A realidade dói para quem entende minimamente o que se passa: desinformação generalizada, pessoas sendo separadas por algoritmos e perdendo a capacidade (e a paciência) de se comunicarem fora das suas zonas de conforto super-reforçadas pelos feeds “personalizados” das redes sociais. Em paralelo, enquanto a extrema direita se empanturra das possibilidades de um mundo digital desregulamentado e experimenta todos os tipos de produtos de comunicação — de canais de YouTube que vendem conspiração e revisionismo histórico como educação a podcasts verborrágicos —, projetos de lei regulatórios da internet avançam numa lentidão catastrófica, endossando indicadores como estes:

  • Pesquisa (2024) revela que quase 90% dos brasileiros admitiram já ter acreditado em notícias falsas, pautando propostas de campanhas eleitorais (63%), políticas públicas como vacinação (62%) e escândalos políticos (62%). Fonte: Agência Brasil
  • Relatório (2023) do Reuters Institute (Universidade de Oxford) revela que o Brasil está entre os países com maior preocupação em relação à desinformação, com 85% dos brasileiros “muito ou extremamente preocupados” com a distinção entre o que é real e o que é falso na internet em relação às notícias. Fonte: Reuters Institute
  • Pesquisa da OCDE (2024) destaca que os brasileiros são os que mais consomem e confiam em informações provenientes de mídias sociais: 20% das pessoas confiam muito nessas plataformas, enquanto a média global é de 9%. Além disso, aqueles que mais acreditam nas mídias sociais têm pior desempenho na identificação de notícias falsas, acertando apenas 54% das vezes. Fonte: Jornal USP
  • Relatório da Fundação Getulio Vargas (FGV DAPP, 2024) destaca o crescimento do uso de deepfakes e perfis automatizados para espalhar fake news e descredibilizar adversários políticos. O estudo apontou que mais de 20 mil postagens identificadas durante as eleições de 2022 usavam deepfakes ou manipulação de imagens e vídeos.
  • Estudo realizado durante a pandemia de COVID-19 revelou que, apenas nos seis primeiros meses de pandemia, 329 fake news relacionadas à COVID-19 foram disseminadas, principalmente via WhatsApp e Facebook. As categorias mais frequentes incluíram política (20,1%), epidemiologia e estatísticas (19,5%) e prevenção (16,1%). Fonte: PMC

São só alguns exemplos, entre muitos.

A SECOM do governo Lula, pelo bem da manutenção da democracia, precisa de estratégias para aprender a se comunicar com a sociedade no mundo real atual (que não é mais só físico), reunindo e qualificando dados que permitam a antecipação. Além disso, precisa de estratégias de experimentação rápida de soluções potencialmente eficientes de conexão com a sociedade. Para isso, precisa de capacidades que, aparentemente, não tem.

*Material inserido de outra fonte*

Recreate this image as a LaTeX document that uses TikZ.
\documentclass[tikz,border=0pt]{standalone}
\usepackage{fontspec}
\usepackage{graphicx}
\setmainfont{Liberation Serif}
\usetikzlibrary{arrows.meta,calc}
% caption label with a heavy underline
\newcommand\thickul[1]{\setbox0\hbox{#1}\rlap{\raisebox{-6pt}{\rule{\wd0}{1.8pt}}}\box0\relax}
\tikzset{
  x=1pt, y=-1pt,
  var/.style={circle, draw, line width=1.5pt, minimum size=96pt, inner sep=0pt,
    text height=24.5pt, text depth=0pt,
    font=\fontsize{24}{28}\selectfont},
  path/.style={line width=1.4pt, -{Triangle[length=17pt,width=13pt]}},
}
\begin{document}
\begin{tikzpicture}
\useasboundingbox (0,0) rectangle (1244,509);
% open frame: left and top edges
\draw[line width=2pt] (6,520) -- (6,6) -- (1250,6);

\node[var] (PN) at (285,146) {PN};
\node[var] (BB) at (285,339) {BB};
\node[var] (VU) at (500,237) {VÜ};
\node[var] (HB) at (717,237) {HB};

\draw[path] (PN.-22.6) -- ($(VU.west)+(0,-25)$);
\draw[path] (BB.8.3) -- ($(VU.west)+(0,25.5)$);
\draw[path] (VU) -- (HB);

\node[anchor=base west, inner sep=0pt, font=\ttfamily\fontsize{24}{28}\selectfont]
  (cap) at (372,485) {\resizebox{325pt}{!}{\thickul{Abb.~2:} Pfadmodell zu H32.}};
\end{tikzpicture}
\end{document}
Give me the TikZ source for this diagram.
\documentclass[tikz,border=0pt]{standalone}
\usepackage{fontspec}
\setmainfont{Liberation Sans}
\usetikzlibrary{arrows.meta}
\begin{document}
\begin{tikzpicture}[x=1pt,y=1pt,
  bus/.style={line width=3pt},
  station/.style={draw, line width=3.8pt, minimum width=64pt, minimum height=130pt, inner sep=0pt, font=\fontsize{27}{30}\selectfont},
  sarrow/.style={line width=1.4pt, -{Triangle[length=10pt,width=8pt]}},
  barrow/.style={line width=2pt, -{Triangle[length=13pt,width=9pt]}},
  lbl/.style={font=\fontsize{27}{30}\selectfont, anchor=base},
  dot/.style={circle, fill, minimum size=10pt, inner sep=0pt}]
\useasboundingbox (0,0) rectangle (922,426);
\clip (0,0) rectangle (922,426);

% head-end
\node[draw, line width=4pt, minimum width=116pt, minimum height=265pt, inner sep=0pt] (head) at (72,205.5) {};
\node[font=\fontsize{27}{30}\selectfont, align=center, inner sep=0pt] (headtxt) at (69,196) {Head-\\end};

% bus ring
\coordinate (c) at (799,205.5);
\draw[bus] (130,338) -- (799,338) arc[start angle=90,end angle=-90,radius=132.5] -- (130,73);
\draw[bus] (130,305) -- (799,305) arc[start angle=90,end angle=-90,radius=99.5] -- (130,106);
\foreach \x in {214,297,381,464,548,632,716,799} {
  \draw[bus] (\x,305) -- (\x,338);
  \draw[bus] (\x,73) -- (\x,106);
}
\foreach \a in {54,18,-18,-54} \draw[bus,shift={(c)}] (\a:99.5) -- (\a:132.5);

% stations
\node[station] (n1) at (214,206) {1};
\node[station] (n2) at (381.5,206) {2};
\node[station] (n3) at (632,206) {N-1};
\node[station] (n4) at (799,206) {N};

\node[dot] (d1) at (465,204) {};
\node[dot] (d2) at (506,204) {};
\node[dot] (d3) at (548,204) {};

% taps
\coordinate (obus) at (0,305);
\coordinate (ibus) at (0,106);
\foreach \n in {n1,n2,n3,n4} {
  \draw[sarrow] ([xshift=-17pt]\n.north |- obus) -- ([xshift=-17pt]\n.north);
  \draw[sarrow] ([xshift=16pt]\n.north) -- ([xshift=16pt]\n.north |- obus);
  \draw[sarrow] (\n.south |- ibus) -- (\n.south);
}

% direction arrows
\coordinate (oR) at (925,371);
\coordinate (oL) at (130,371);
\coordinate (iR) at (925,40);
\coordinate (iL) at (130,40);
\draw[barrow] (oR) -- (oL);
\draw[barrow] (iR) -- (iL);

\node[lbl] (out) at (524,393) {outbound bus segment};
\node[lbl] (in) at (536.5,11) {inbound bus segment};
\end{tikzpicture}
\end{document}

Mas aí você pode ser catastrofista e dizer que esse governo é uma negação completa e que não vai conseguir agir estrategicamente no mundo digital. E eu poderei ser ainda mais, afirmando que enquanto nós, sapiens, tentamos sobreviver às nossas próprias mentiras, o mundo físico já não nos suporta mais — e que a verdade climática já delineada no último Relatório do Clima, de 2024, deveria ser a principal pauta de um mundo humano unido cada vez mais improvável, tal qual a sobrevivência da nossa espécie.